I read the first chapter. I'm not getting into it. But I'm optimistic. Sometimes it takes a while to get into a deep book. I read the second chapter, and I still am not vested in the book. By the third and fourth chapter, it's readable, and even enjoyable in parts, but I'm still not quite getting the comedy and its purported astonishing goodness.

So I read on in this manner, hoping it gets better, or hoping I'll eventually get it. By page 240, I decide that I'm too much of a literary philistine to fully appreciate the ingeniousness of this comedy and give up. Well, for now at least.

My short version of this book: The main character, Ignatius, is this lazy fat slob who makes these outrageous pronouncements (such as "what abomination is this"), which I think are supposed to be part of the humor. Then there are the other caricature characters--which to this impatient don't-see-the-subtle-layers reader, seem annoying, and un-PC and racist, but I gather are also supposed to be some multiply-layered ingenious social commentary.

I kept on reading, hoping that I will eventually "get it" (after all, it did win a pulitzer prize), and so that I wouldn't have to feel uncultured for not getting it.

Sometimes I think being cultured is highly overrated.

But I guess humor is (figuratively) funny like that. (Well, I guess it can be literally funny as well.) I consider myself to be rather easily amused, but yet, I often find myself not getting things that I feel like I should get.

The TV series Office Space--or was it Office?

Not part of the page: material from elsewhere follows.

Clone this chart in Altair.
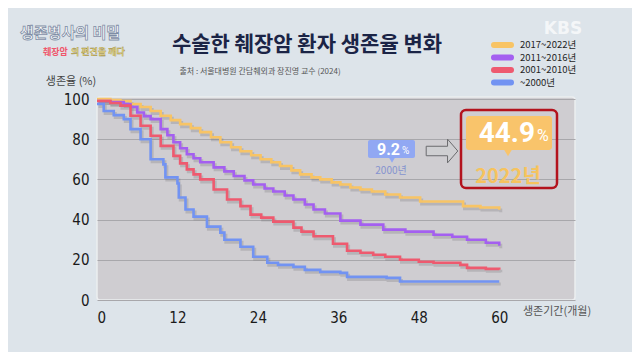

It's the British sitcom thing--is another example of humor that I just don't get. I've watched both the American and British versions of the very first episode (The British one is just plain awful; the American one is bloody awful. They've managed to take something that I thought was already bad and make it worse.) and haven't had the patience to try to give another episode a chance.

The boss in Office (Space) is obnoxious and makes these un-PC statements that made me uncomfortable/angry, etc., and somehow (as someone was explaining it), this is supposed to be some sort of black humor that is supposed to be funny precisely b/c evokes discomfort.

Huh?

Maybe one episode is not enough to give this show a chance, and maybe I might come back to it again at some future date, but I've decided for now that I have plebian tastes in humor, and instead of slogging through 240 pages of a book I don't enjoy b/c it is a Pulitzer Prize winner, and I have this biased notion that to not be able to understand and appreciate it is a reflection of my lack of culture, I should just shamelessly admit to my ignorance much earlier (like say page 20?) and move on to a book I enjoy more.

1 comment:

Anonymous said...

I found the first episode of "The Office" Ok, and really liked 3 or four of the 6 I saw. Of the american version, the ones that were direct copies of the British ones (the frist episode for instance) were flat and uninteresting, but the original episodes (of which I saw 2) were very good.